- Born: 7 April 1831 Limerick, Ireland
- Died: 2 September 1899 (aged 68) London
- Occupations: Civil engineer; architect; novelist;

= Joseph Fogerty =

Irish engineer

Joseph Fogerty, CE, FRIBA, (1831–1899) was an Irish civil engineer, architect, and novelist active in mid-to-late-nineteenth-century Limerick, London, and Vienna.

== Life ==
Born in Limerick on 7 April 1831, Fogerty's parents were Elizabeth and John Fogerty, a civil engineer. He was the brother and uncle of architects William Fogerty and John Frederick Fogerty, respectively.

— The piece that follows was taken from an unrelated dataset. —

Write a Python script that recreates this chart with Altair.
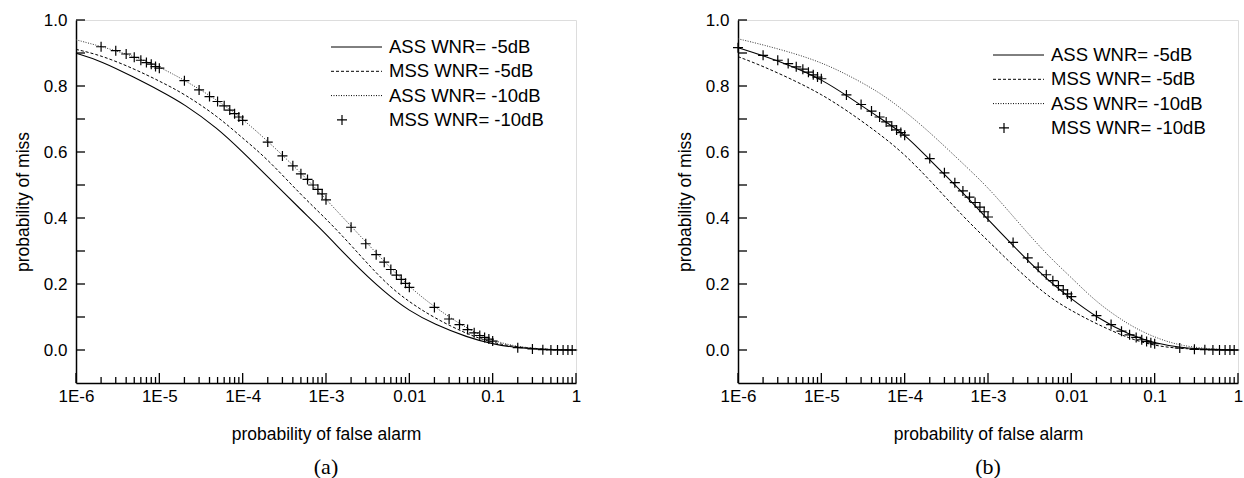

Fogerty studied under his father in Limerick before entering the University College London in 1856 to study civil engineering. He worked on the Severn Valley, London metropolitan railways as a surveyor, as well as the Much Wenlock, and the Coalbrookdale and Craven Arms lines. Fogerty was elected a member of the Institution of Civil Engineers in 1863.

Later, he worked in London for Sir John Fowler. From 1865, he worked as an architect, constructing factories, water and steampower mills in Ireland, private houses around London, and designing an elevated railway in Vienna. He was elected Fellow of the Royal Institute of British Architects on 9 February 1880 after being proposed by Henry Currey, Edwin Nash and Charles Barry.

He was also an author, with three of his novels, Lauterdale, Caterina and Countess Irene, being published.

Fogerty died at his house, Enderby, in Sydenham on 2 September 1899. He married Hannah Cochrane (died 1910), of Limerick and they had a daughter, Elsie Fogerty (born in Sydenham on 16 December 1865), who became a notable teacher of speech.